## Listed records
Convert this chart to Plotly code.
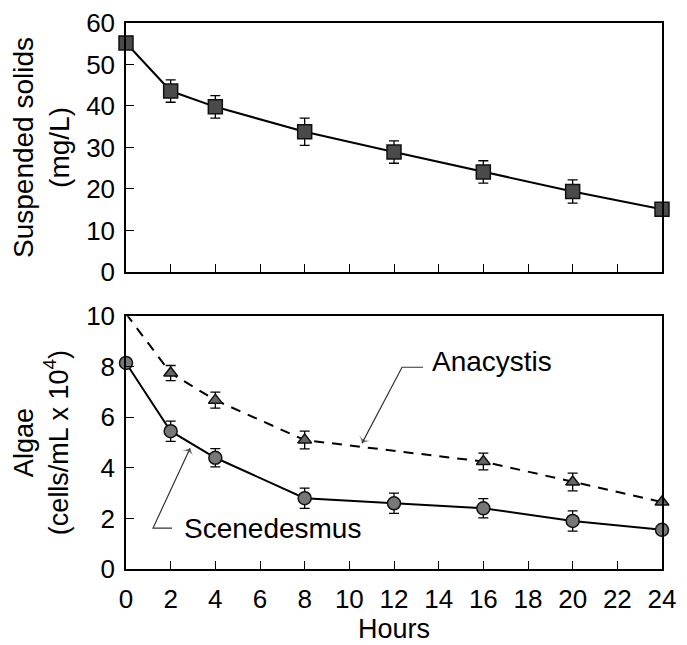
import plotly.graph_objects as go

# ---- data ----
hours_all = [0, 2, 4, 8, 12, 16, 20, 24]
hours_anacystis = [0, 2, 4, 8, 16, 20, 24]

suspended_solids = [55.2, 43.6, 39.8, 33.8, 28.9, 24.1, 19.4, 15.1]
suspended_solids_err = [0, 2.7, 2.7, 3.3, 2.7, 2.7, 2.8, 0]

scenedesmus = [8.15, 5.45, 4.4, 2.8, 2.6, 2.4, 1.9, 1.55]
scenedesmus_err = [0, 0.4, 0.36, 0.4, 0.4, 0.38, 0.4, 0]

anacystis = [10.1, 7.75, 6.68, 5.1, 4.25, 3.44, 2.65]
anacystis_err = [0, 0.3, 0.32, 0.35, 0.33, 0.35, 0]

x_ticks = list(range(0, 25, 2))
ss_ticks = [0, 10, 20, 30, 40, 50, 60]
algae_ticks = [0, 2, 4, 6, 8, 10]

# leader lines for the labels (label end -> elbow -> arrow tip)
anacystis_leader_x = [13.3, 12.36, 10.57]
anacystis_leader_y = [7.98, 7.98, 4.98]
scenedesmus_leader_x = [2.06, 1.21, 2.87]
scenedesmus_leader_y = [1.62, 1.62, 4.78]

FONT = "Liberation Sans, Arial, Helvetica, sans-serif"

fig = go.Figure()

fig.add_trace(go.Scatter(
    x=hours_all, y=suspended_solids, xaxis="x", yaxis="y",
    mode="lines+markers",
    line=dict(color="black", width=2),
    marker=dict(symbol="square", size=14, color="#4a4a4a",
                line=dict(color="#111111", width=1.5)),
    error_y=dict(type="data", array=suspended_solids_err, visible=True,
                 color="black", thickness=1.3, width=5),
    cliponaxis=False, showlegend=False))

fig.add_trace(go.Scatter(
    x=hours_anacystis, y=anacystis, xaxis="x2", yaxis="y2",
    mode="lines+markers",
    line=dict(color="black", width=2, dash="10px,8px"),
    marker=dict(symbol="triangle-up", size=12, color="#666666",
                line=dict(color="#111111", width=1.5)),
    error_y=dict(type="data", array=anacystis_err, visible=True,
                 color="black", thickness=1.3, width=5),
    cliponaxis=False, showlegend=False))

fig.add_trace(go.Scatter(
    x=hours_all, y=scenedesmus, xaxis="x2", yaxis="y2",
    mode="lines+markers",
    line=dict(color="black", width=2),
    marker=dict(symbol="circle", size=13, color="#777777",
                line=dict(color="#111111", width=1.5)),
    error_y=dict(type="data", array=scenedesmus_err, visible=True,
                 color="black", thickness=1.3, width=5),
    cliponaxis=False, showlegend=False))

for lx, ly in [(anacystis_leader_x, anacystis_leader_y),
               (scenedesmus_leader_x, scenedesmus_leader_y)]:
    fig.add_trace(go.Scatter(
        x=lx, y=ly, xaxis="x2", yaxis="y2", mode="lines+markers",
        line=dict(color="#333333", width=1.2),
        marker=dict(symbol="arrow-wide", size=[0, 0, 9], angleref="previous",
                    color="#333333", line=dict(width=0)),
        hoverinfo="skip", cliponaxis=False, showlegend=False))

axis_common = dict(showline=True, linecolor="black", linewidth=1.5, mirror=True,
                   ticks="inside", ticklen=8, tickwidth=1.2, tickcolor="black",
                   showgrid=False, zeroline=False, automargin=False,
                   tickfont=dict(family=FONT, size=26, color="black"))

# page body adds an 8px offset; size/margins compensate for it
fig.update_layout(
    width=679, height=637,
    margin=dict(l=118, r=25, t=15, b=76),
    paper_bgcolor="white", plot_bgcolor="white",
    font=dict(family=FONT, color="black"),
    xaxis=dict(domain=[0, 1], range=[0, 24], tickvals=x_ticks, showticklabels=False,
               anchor="y", **axis_common),
    yaxis=dict(domain=[0.544, 1.0], range=[0, 60], tickvals=ss_ticks, anchor="x",
               ticklabelstandoff=4,
               title=dict(text="Suspended solids<br>(mg/L)", standoff=10,
                          font=dict(family=FONT, size=28, color="black")),
               **axis_common),
    xaxis2=dict(domain=[0, 1], range=[0, 24], tickvals=x_ticks, anchor="y2",
                tickangle=0, ticklabelstandoff=6,
                title=dict(text="Hours", standoff=0,
                           font=dict(family=FONT, size=27, color="black")),
                **axis_common),
    yaxis2=dict(domain=[0, 0.463], range=[0, 10], tickvals=algae_ticks, anchor="x2",
                ticklabelstandoff=4,
                title=dict(text="Algae<br>(cells/mL x 10<sup>4</sup>)", standoff=10,
                           font=dict(family=FONT, size=27, color="black")),
                **axis_common),
)

fig.add_annotation(x=16.4, y=8.2, xref="x2", yref="y2", text="Anacystis",
                   showarrow=False, font=dict(family=FONT, size=28, color="black"))
fig.add_annotation(x=6.54, y=1.62, xref="x2", yref="y2", text="Scenedesmus",
                   showarrow=False, font=dict(family=FONT, size=28, color="black"))

fig.write_html("out.html")
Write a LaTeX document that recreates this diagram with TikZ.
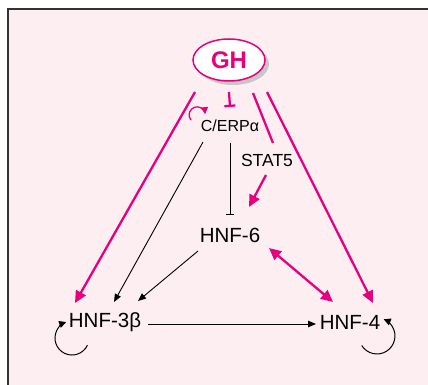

## Work to be completed
Transcribe the records word for word and include no pictures.

## Answer to the task
Convert this chart to Plotly code.
import plotly.graph_objects as go

# ---- data ----
hours_all = [0, 2, 4, 8, 12, 16, 20, 24]
hours_anacystis = [0, 2, 4, 8, 16, 20, 24]

suspended_solids = [55.2, 43.6, 39.8, 33.8, 28.9, 24.1, 19.4, 15.1]
suspended_solids_err = [0, 2.7, 2.7, 3.3, 2.7, 2.7, 2.8, 0]

scenedesmus = [8.15, 5.45, 4.4, 2.8, 2.6, 2.4, 1.9, 1.55]
scenedesmus_err = [0, 0.4, 0.36, 0.4, 0.4, 0.38, 0.4, 0]

anacystis = [10.1, 7.75, 6.68, 5.1, 4.25, 3.44, 2.65]
anacystis_err = [0, 0.3, 0.32, 0.35, 0.33, 0.35, 0]

x_ticks = list(range(0, 25, 2))
ss_ticks = [0, 10, 20, 30, 40, 50, 60]
algae_ticks = [0, 2, 4, 6, 8, 10]

# leader lines for the labels (label end -> elbow -> arrow tip)
anacystis_leader_x = [13.3, 12.36, 10.57]
anacystis_leader_y = [7.98, 7.98, 4.98]
scenedesmus_leader_x = [2.06, 1.21, 2.87]
scenedesmus_leader_y = [1.62, 1.62, 4.78]

FONT = "Liberation Sans, Arial, Helvetica, sans-serif"

fig = go.Figure()

fig.add_trace(go.Scatter(
    x=hours_all, y=suspended_solids, xaxis="x", yaxis="y",
    mode="lines+markers",
    line=dict(color="black", width=2),
    marker=dict(symbol="square", size=14, color="#4a4a4a",
                line=dict(color="#111111", width=1.5)),
    error_y=dict(type="data", array=suspended_solids_err, visible=True,
                 color="black", thickness=1.3, width=5),
    cliponaxis=False, showlegend=False))

fig.add_trace(go.Scatter(
    x=hours_anacystis, y=anacystis, xaxis="x2", yaxis="y2",
    mode="lines+markers",
    line=dict(color="black", width=2, dash="10px,8px"),
    marker=dict(symbol="triangle-up", size=12, color="#666666",
                line=dict(color="#111111", width=1.5)),
    error_y=dict(type="data", array=anacystis_err, visible=True,
                 color="black", thickness=1.3, width=5),
    cliponaxis=False, showlegend=False))

fig.add_trace(go.Scatter(
    x=hours_all, y=scenedesmus, xaxis="x2", yaxis="y2",
    mode="lines+markers",
    line=dict(color="black", width=2),
    marker=dict(symbol="circle", size=13, color="#777777",
                line=dict(color="#111111", width=1.5)),
    error_y=dict(type="data", array=scenedesmus_err, visible=True,
                 color="black", thickness=1.3, width=5),
    cliponaxis=False, showlegend=False))

for lx, ly in [(anacystis_leader_x, anacystis_leader_y),
               (scenedesmus_leader_x, scenedesmus_leader_y)]:
    fig.add_trace(go.Scatter(
        x=lx, y=ly, xaxis="x2", yaxis="y2", mode="lines+markers",
        line=dict(color="#333333", width=1.2),
        marker=dict(symbol="arrow-wide", size=[0, 0, 9], angleref="previous",
                    color="#333333", line=dict(width=0)),
        hoverinfo="skip", cliponaxis=False, showlegend=False))

axis_common = dict(showline=True, linecolor="black", linewidth=1.5, mirror=True,
                   ticks="inside", ticklen=8, tickwidth=1.2, tickcolor="black",
                   showgrid=False, zeroline=False, automargin=False,
                   tickfont=dict(family=FONT, size=26, color="black"))

# page body adds an 8px offset; size/margins compensate for it
fig.update_layout(
    width=679, height=637,
    margin=dict(l=118, r=25, t=15, b=76),
    paper_bgcolor="white", plot_bgcolor="white",
    font=dict(family=FONT, color="black"),
    xaxis=dict(domain=[0, 1], range=[0, 24], tickvals=x_ticks, showticklabels=False,
               anchor="y", **axis_common),
    yaxis=dict(domain=[0.544, 1.0], range=[0, 60], tickvals=ss_ticks, anchor="x",
               ticklabelstandoff=4,
               title=dict(text="Suspended solids<br>(mg/L)", standoff=10,
                          font=dict(family=FONT, size=28, color="black")),
               **axis_common),
    xaxis2=dict(domain=[0, 1], range=[0, 24], tickvals=x_ticks, anchor="y2",
                tickangle=0, ticklabelstandoff=6,
                title=dict(text="Hours", standoff=0,
                           font=dict(family=FONT, size=27, color="black")),
                **axis_common),
    yaxis2=dict(domain=[0, 0.463], range=[0, 10], tickvals=algae_ticks, anchor="x2",
                ticklabelstandoff=4,
                title=dict(text="Algae<br>(cells/mL x 10<sup>4</sup>)", standoff=10,
                           font=dict(family=FONT, size=27, color="black")),
                **axis_common),
)

fig.add_annotation(x=16.4, y=8.2, xref="x2", yref="y2", text="Anacystis",
                   showarrow=False, font=dict(family=FONT, size=28, color="black"))
fig.add_annotation(x=6.54, y=1.62, xref="x2", yref="y2", text="Scenedesmus",
                   showarrow=False, font=dict(family=FONT, size=28, color="black"))

fig.write_html("out.html")
Write a LaTeX document that recreates this diagram with TikZ.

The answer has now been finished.